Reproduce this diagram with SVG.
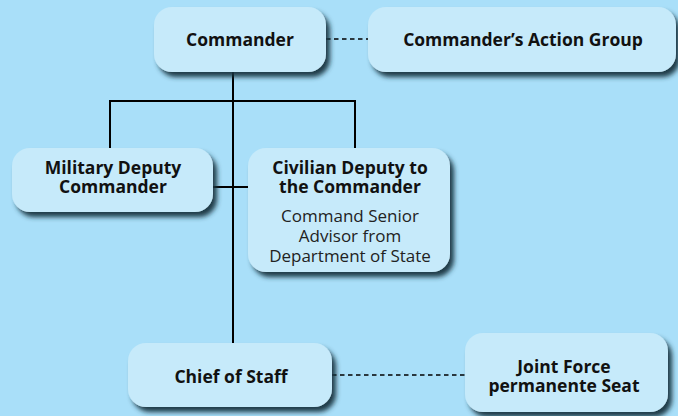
<svg xmlns="http://www.w3.org/2000/svg" width="678" height="416" viewBox="0 0 678 416">
<defs>
<filter id="sh" x="-10%" y="-20%" width="130%" height="150%">
<feDropShadow dx="4" dy="5" stdDeviation="2.8" flood-color="#183040" flood-opacity="0.95"/>
</filter>
<style>
.box{fill:#c6eafa;filter:url(#sh);}
.b{font-family:"Open Sans","Noto Sans",sans-serif;font-weight:bold;font-size:17.5px;fill:#111;text-anchor:middle;}
.r{font-family:"Open Sans","Noto Sans",sans-serif;font-size:17px;fill:#222;text-anchor:middle;}
.ln{stroke:#000;stroke-width:2;fill:none;}
.dash{stroke:#000;stroke-width:1.3;stroke-dasharray:4.5 3.5;fill:none;}
</style>
</defs>
<rect width="678" height="416" fill="#a9dff9"/>
<g id="connectors">
<path class="ln" d="M233 72V343M110 148V101H355V148M213 187H248"/>
<path class="dash" d="M326 39H368"/>
<path class="dash" d="M332 375H465"/>
</g>
<g id="commander">
<rect class="box" x="154" y="7" width="172" height="65" rx="18"/>
<text class="b" x="240" y="46">Commander</text>
</g>
<g id="action-group">
<rect class="box" x="368" y="7" width="308" height="65" rx="18"/>
<text class="b" x="523" y="46">Commander’s Action Group</text>
</g>
<g id="military-deputy">
<rect class="box" x="12" y="148" width="201" height="64" rx="18"/>
<text class="b" x="113" y="174">Military Deputy</text>
<text class="b" x="113" y="193">Commander</text>
</g>
<g id="civilian-deputy">
<rect class="box" x="248" y="148" width="202" height="124" rx="18"/>
<text class="b" x="350" y="174">Civilian Deputy to</text>
<text class="b" x="350" y="193">the Commander</text>
<text class="r" x="350" y="222">Command Senior</text>
<text class="r" x="350" y="242">Advisor from</text>
<text class="r" x="350" y="262">Department of State</text>
</g>
<g id="chief-of-staff">
<rect class="box" x="128" y="343" width="204" height="64" rx="18"/>
<text class="b" x="231" y="383">Chief of Staff</text>
</g>
<g id="joint-force">
<rect class="box" x="465" y="333" width="203" height="79" rx="18"/>
<text class="b" x="564" y="373">Joint Force</text>
<text class="b" x="564" y="392">permanente Seat</text>
</g>
</svg>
_ _ _
Task description.
Write out the material above again, word for word, minus its pictures.

Full response.
Reproduce this diagram with SVG.
<svg xmlns="http://www.w3.org/2000/svg" width="678" height="416" viewBox="0 0 678 416">
<defs>
<filter id="sh" x="-10%" y="-20%" width="130%" height="150%">
<feDropShadow dx="4" dy="5" stdDeviation="2.8" flood-color="#183040" flood-opacity="0.95"/>
</filter>
<style>
.box{fill:#c6eafa;filter:url(#sh);}
.b{font-family:"Open Sans","Noto Sans",sans-serif;font-weight:bold;font-size:17.5px;fill:#111;text-anchor:middle;}
.r{font-family:"Open Sans","Noto Sans",sans-serif;font-size:17px;fill:#222;text-anchor:middle;}
.ln{stroke:#000;stroke-width:2;fill:none;}
.dash{stroke:#000;stroke-width:1.3;stroke-dasharray:4.5 3.5;fill:none;}
</style>
</defs>
<rect width="678" height="416" fill="#a9dff9"/>
<g id="connectors">
<path class="ln" d="M233 72V343M110 148V101H355V148M213 187H248"/>
<path class="dash" d="M326 39H368"/>
<path class="dash" d="M332 375H465"/>
</g>
<g id="commander">
<rect class="box" x="154" y="7" width="172" height="65" rx="18"/>
<text class="b" x="240" y="46">Commander</text>
</g>
<g id="action-group">
<rect class="box" x="368" y="7" width="308" height="65" rx="18"/>
<text class="b" x="523" y="46">Commander’s Action Group</text>
</g>
<g id="military-deputy">
<rect class="box" x="12" y="148" width="201" height="64" rx="18"/>
<text class="b" x="113" y="174">Military Deputy</text>
<text class="b" x="113" y="193">Commander</text>
</g>
<g id="civilian-deputy">
<rect class="box" x="248" y="148" width="202" height="124" rx="18"/>
<text class="b" x="350" y="174">Civilian Deputy to</text>
<text class="b" x="350" y="193">the Commander</text>
<text class="r" x="350" y="222">Command Senior</text>
<text class="r" x="350" y="242">Advisor from</text>
<text class="r" x="350" y="262">Department of State</text>
</g>
<g id="chief-of-staff">
<rect class="box" x="128" y="343" width="204" height="64" rx="18"/>
<text class="b" x="231" y="383">Chief of Staff</text>
</g>
<g id="joint-force">
<rect class="box" x="465" y="333" width="203" height="79" rx="18"/>
<text class="b" x="564" y="373">Joint Force</text>
<text class="b" x="564" y="392">permanente Seat</text>
</g>
</svg>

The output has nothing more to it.